### Data to process
- - - -
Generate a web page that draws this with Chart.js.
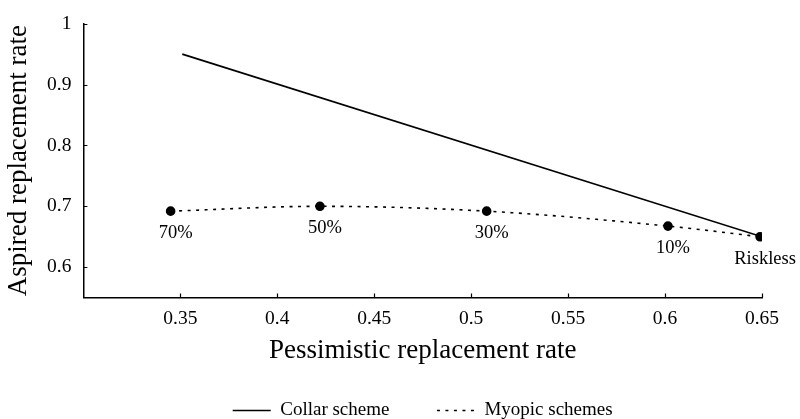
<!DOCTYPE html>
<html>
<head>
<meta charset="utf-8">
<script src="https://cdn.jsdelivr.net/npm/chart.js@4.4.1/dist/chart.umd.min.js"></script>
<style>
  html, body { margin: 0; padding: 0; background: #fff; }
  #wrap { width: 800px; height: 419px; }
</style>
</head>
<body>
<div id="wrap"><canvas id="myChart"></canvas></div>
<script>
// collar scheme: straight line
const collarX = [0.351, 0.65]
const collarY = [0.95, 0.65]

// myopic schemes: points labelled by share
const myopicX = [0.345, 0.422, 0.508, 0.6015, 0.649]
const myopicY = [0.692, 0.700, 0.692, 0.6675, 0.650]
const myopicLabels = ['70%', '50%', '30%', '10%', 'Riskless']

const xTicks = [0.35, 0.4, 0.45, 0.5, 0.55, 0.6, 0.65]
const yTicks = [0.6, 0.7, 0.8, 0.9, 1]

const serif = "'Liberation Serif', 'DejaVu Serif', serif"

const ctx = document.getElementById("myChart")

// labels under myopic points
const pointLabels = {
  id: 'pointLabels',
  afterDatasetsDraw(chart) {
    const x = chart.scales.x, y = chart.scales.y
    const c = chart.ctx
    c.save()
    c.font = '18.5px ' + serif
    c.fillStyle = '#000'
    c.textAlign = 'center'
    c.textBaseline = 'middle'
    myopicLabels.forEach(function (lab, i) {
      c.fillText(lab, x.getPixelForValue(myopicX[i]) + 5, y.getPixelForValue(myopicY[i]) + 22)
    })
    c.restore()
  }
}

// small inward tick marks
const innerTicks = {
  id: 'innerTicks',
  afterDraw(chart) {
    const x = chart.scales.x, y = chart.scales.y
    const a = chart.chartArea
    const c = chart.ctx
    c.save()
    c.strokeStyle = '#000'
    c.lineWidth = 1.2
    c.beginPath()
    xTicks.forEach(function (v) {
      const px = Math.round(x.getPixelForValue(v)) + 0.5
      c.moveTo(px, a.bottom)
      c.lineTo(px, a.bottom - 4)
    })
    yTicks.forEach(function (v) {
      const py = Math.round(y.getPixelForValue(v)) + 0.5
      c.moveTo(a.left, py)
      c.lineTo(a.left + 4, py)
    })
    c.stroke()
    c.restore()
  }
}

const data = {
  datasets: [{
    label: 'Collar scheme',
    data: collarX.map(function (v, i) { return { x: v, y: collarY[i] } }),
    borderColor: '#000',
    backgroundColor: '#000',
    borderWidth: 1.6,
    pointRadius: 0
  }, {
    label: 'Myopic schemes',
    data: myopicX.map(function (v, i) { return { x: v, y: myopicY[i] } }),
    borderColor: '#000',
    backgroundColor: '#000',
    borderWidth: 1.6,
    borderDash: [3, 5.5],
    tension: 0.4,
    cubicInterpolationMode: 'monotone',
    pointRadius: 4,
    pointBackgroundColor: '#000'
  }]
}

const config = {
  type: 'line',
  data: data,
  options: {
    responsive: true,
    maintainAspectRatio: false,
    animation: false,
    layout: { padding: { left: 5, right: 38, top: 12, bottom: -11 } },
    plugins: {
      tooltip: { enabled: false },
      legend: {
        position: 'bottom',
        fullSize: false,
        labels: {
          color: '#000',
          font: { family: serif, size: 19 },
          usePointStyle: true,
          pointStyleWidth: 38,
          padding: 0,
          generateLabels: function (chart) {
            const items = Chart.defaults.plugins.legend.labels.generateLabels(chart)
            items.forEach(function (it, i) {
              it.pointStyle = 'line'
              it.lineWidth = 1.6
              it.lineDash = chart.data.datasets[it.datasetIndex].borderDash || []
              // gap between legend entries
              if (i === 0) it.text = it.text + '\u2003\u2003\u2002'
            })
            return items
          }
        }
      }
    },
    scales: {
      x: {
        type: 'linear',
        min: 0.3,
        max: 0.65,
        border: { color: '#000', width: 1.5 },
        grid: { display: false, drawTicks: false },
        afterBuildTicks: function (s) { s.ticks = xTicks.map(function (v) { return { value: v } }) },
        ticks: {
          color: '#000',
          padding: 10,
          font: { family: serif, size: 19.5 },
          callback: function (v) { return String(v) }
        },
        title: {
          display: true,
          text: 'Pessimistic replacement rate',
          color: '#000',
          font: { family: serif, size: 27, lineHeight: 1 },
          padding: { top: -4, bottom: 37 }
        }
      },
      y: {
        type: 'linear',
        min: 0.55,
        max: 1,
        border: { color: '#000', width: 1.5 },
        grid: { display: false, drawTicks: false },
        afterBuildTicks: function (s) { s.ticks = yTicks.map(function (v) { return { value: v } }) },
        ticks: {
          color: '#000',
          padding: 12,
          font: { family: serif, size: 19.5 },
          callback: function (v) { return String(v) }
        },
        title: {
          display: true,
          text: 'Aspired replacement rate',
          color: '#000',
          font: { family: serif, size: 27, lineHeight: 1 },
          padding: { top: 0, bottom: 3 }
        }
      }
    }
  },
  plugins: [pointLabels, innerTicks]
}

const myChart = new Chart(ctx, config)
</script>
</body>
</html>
- - - -
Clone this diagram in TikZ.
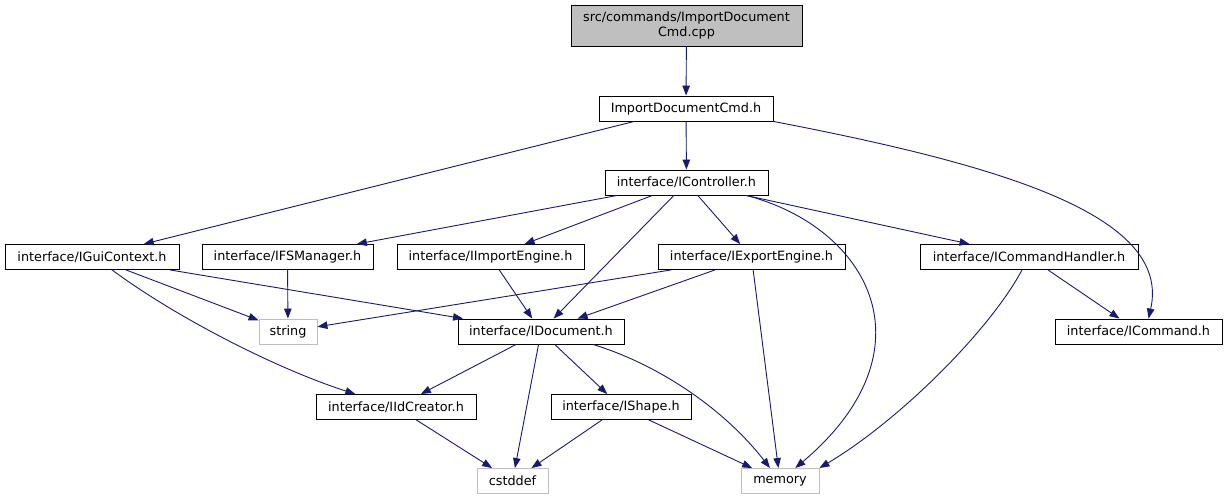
- - - -
### Instructions to follow
List every line in the records above that contains the word "this".

### Response
Generate a web page that draws this with Chart.js.
Clone this diagram in TikZ.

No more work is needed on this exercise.